佐倉市:国立歴史民俗博物館特別展「加耶-古代東アジアを生きた、ある王国の歴史-」

国立歴史民俗博物館(千葉県佐倉市城内町)で下記の特別展が開催中。

  加耶-古代東アジアを生きた、ある王国の歴史-
  開催期間:2022年10月4日(火)~12月11日(日)

とても素晴らしい展示会だと思う。どの展示物も一見の価値のあるもので,説明内容はとても勉強になる。

1枚目の写真の冑が古代ギリシア~古代ローマ~スキタイと共通の文化を基礎とするものであることは言うまでもない。西域からやってきた文化の1つ。

2枚目の写真の単甲の背にある紋様は,山羊角神(=祇園神?)を図案化したものと思われる。ルシファーのような山羊角神の図案は五胡十六国~唐の時代のソグド人の墓所内の棺の浮彫などに見られることがある(例:北周史君墓)。これも西域からやってきた文化の1つ。

3枚目の写真の馬冑は,五胡十六国の時代の中央アジア~極東アジアに見られるもので,文化として連続性がある。重装備した馬の図は,中国大陸内の多数の王墓等の壁画として残されている。基本的には西域からやってきた文化が変容したものではないかと推定される。
なお,古墳時代の日本国内において多数の馬が飼育されていたことを証明する出土物等の展示と説明は,国立歴史民俗博物館の常設展示(第1展示室)の中にある。当時の倭国に騎馬軍団が存在し,角笛と思われる楽器を演奏したことを記録した古代中国の史料としては『隋書』がある。
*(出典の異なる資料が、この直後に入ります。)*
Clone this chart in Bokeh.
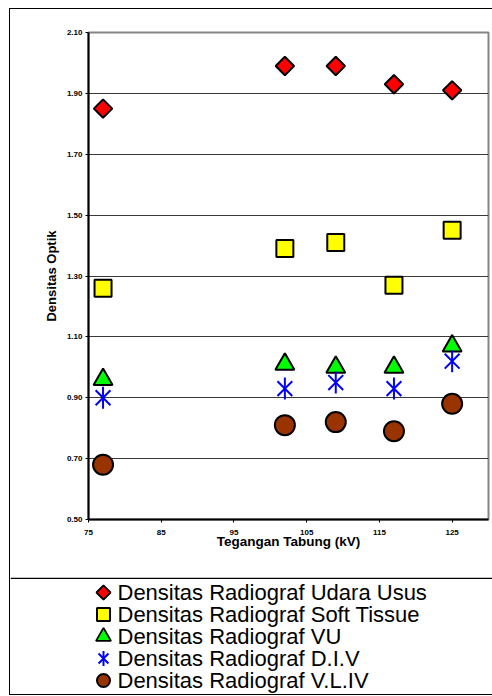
import numpy as np
from bokeh.plotting import figure
from bokeh.layouts import column, row
from bokeh.models import Range1d, FixedTicker, NumeralTickFormatter, Span, Spacer
from bokeh.core.properties import value
from bokeh.embed import file_html
from bokeh.resources import INLINE

# Tube voltage (kV) and optical density readings per region
tegangan = [77, 102, 109, 117, 125]
udara_usus = [1.85, 1.99, 1.99, 1.93, 1.91]
soft_tissue = [1.26, 1.39, 1.41, 1.27, 1.45]
vu = [0.96, 1.01, 1.00, 1.00, 1.07]
div = [0.90, 0.93, 0.95, 0.93, 1.02]
vliv = [0.68, 0.81, 0.82, 0.79, 0.88]

series_labels = [
    "Densitas Radiograf Udara Usus",
    "Densitas Radiograf Soft Tissue",
    "Densitas Radiograf VU",
    "Densitas Radiograf D.I.V",
    "Densitas Radiograf V.L.IV",
]
x_ticks = [75, 85, 95, 105, 115, 125]
y_ticks = [0.50, 0.70, 0.90, 1.10, 1.30, 1.50, 1.70, 1.90, 2.10]

FONT = "Liberation Sans"

# marker styles shared by plot and legend
STYLE = [
    dict(marker="square", angle=np.pi / 4, fill_color="#FF0000", line_color="black"),
    dict(marker="square", fill_color="#FFFF00", line_color="black"),
    dict(marker="triangle", fill_color="#00FF00", line_color="black"),
    None,  # asterisk drawn as x + vertical dash
    dict(marker="circle", fill_color="#993300", line_color="black"),
]
BLUE = "#0000FF"

# ---------------------------------------------------------------- chart
chart = figure(width=482, height=568, output_backend="svg", toolbar_location=None,
               x_range=Range1d(75, 130), y_range=Range1d(0.50, 2.10),
               min_border_left=78, min_border_right=4, min_border_top=23,
               min_border_bottom=58)
chart.background_fill_color = "white"
chart.border_fill_color = "white"
chart.outline_line_color = "#858585"
chart.outline_line_width = 2

for ax in (chart.xaxis[0], chart.yaxis[0]):
    ax.axis_line_color = "black"
    ax.axis_line_width = 2
    ax.major_tick_line_color = "black"
    ax.major_tick_line_width = 1
    ax.major_tick_in = 0
    ax.major_tick_out = 3
    ax.minor_tick_line_color = None
    ax.major_label_text_font = FONT
    ax.major_label_text_font_style = "bold"
    ax.major_label_text_font_size = "8px"
    ax.major_label_text_color = "black"
    ax.axis_label_text_font = FONT
    ax.axis_label_text_font_style = "bold"
    ax.axis_label_text_color = "black"

chart.xaxis.ticker = FixedTicker(ticks=x_ticks)
chart.xaxis.major_label_standoff = 7
chart.xaxis.axis_label = "Tegangan Tabung (kV)"
chart.xaxis.axis_label_text_font_size = "13.5px"
chart.xaxis.axis_label_standoff = -4

chart.yaxis.ticker = FixedTicker(ticks=y_ticks)
chart.yaxis.formatter = NumeralTickFormatter(format="0.00")
chart.yaxis.major_label_standoff = 3
chart.yaxis.axis_label = "Densitas Optik"
chart.yaxis.axis_label_text_font_size = "13px"
chart.yaxis.axis_label_standoff = 5

chart.xgrid.visible = False
chart.ygrid.ticker = FixedTicker(ticks=y_ticks)
chart.ygrid.grid_line_color = "#3a3a3a"
chart.ygrid.grid_line_width = 1

chart.scatter(tegangan, udara_usus, size=13, line_width=2, **STYLE[0])
chart.scatter(tegangan, soft_tissue, size=17, line_width=2, **STYLE[1])
chart.scatter(tegangan, vu, size=19, line_width=2, **STYLE[2])
chart.scatter(tegangan, div, marker="x", size=21, line_color=BLUE, line_width=2)
chart.scatter(tegangan, div, marker="dash", angle=np.pi / 2, size=22,
              line_color=BLUE, line_width=2)
chart.scatter(tegangan, vliv, size=20, line_width=2, **STYLE[4])

# ---------------------------------------------------------------- legend panel
ROW_H = 22
rows = list(range(len(series_labels)))
lg = figure(width=482, height=117, output_backend="svg", toolbar_location=None,
            x_range=Range1d(0, 482),
            y_range=Range1d((117 - 15) / ROW_H, -15 / ROW_H),
            min_border=0, x_axis_type=None, y_axis_type=None)
lg.outline_line_color = None
lg.background_fill_color = "white"
lg.border_fill_color = "white"

# the legend panel keeps its own full-width frame
for f in (chart, lg):
    if "frame_align" in f.properties():
        f.frame_align = False

sym_x = 93
lg.scatter([sym_x], [rows[0]], size=10, line_width=1.8, **STYLE[0])
lg.scatter([sym_x], [rows[1]], size=13, line_width=2, **STYLE[1])
lg.scatter([sym_x], [rows[2]], size=15, line_width=1.8, **STYLE[2])
lg.scatter([sym_x], [rows[3]], marker="x", size=14, line_color=BLUE, line_width=2)
lg.scatter([sym_x], [rows[3]], marker="dash", angle=np.pi / 2, size=15,
           line_color=BLUE, line_width=2)
lg.scatter([sym_x], [rows[4]], size=13, line_width=2, **STYLE[4])

lg.text(x=[sym_x + 14] * len(rows), y=rows, text=series_labels,
        text_font=value(FONT), text_font_size="22px", text_color="black",
        text_align="left", text_baseline="middle")

lg.add_layout(Span(location=-15 / ROW_H + 0.75 / ROW_H, dimension="width",
                   line_color="black", line_width=1.5))

# ---------------------------------------------------------------- page layout
inner = column(chart, lg, spacing=0,
               styles={"outline": "1.5px solid black"})
p = column(Spacer(height=9), row(Spacer(width=10), inner, spacing=0), spacing=0)

open("out.html", "w").write(file_html(p, INLINE))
4枚目と5枚目の写真の土器は,明らかに古代の漢文化の流れの中で位置付けることのできるものだと言える。中国内において発行された関連図録や参考文献等は,数えきれないほど多数ある。
4枚目の写真の土器には装飾が付されている。これは,墳墓に蔵置するためのレプリカのようなものなので全部土器になっているのだけれども,本来は木器や玉器に金の装飾をつけたものが被葬者遺愛の宝物であった可能性が高い。その装飾品としては,一般に「耳飾り」として扱われている金製品が含まれ得る。

最後の写真の金冠(復元品)は,古墳内から発掘される(黄泉の国の王の冠としての)天冠とは全く異なり,生きている王または王に匹敵する権力をもつ者が他の者(臣下や他国の外交使節等)に対して権威を示すための冠であることが明らかで,中国の古代の文献資料等の中にもその記載がある。日本国内では藤原鎌足の大織冠がそれに相当すると考えられる。
このような冠の造形は特殊なもので,かなり離れた西アジア~中央アジアとの文化的関連性を精密に研究しないと解明できない部分がある。
例えば,中国の古い文献でも指摘されている「双羽」という特徴は,この復元品でも丁寧に再現されているが,双羽冠の図は中央アジアの王墓遺跡等でも発見されている。そして,形象それ自体としては,山羊角神と同じものとして理解することも可能かもしれない。

以上,いずれの文物に関しても,今後,中央アジア~西アジアをフィールドとする研究者との密接な連携の中で調査・研究が進められるべきだろう。
また,中国東北部の渤海関連とされている遺跡からは非常に古い時代に該当するシュメールの形象として理解可能な石材彫刻が発掘されているので,例えば,長い年月をかけてシュメール人の子孫が(姿かたちをかえながらも葬祭文化だけは一貫性を維持しつつ)極東まで移動してきた可能性を仮説としてたててみるなど,可能な限り柔軟な発想・思考を試みる必要がある。

一般論として,誤った固定観念は,害悪そのものだ。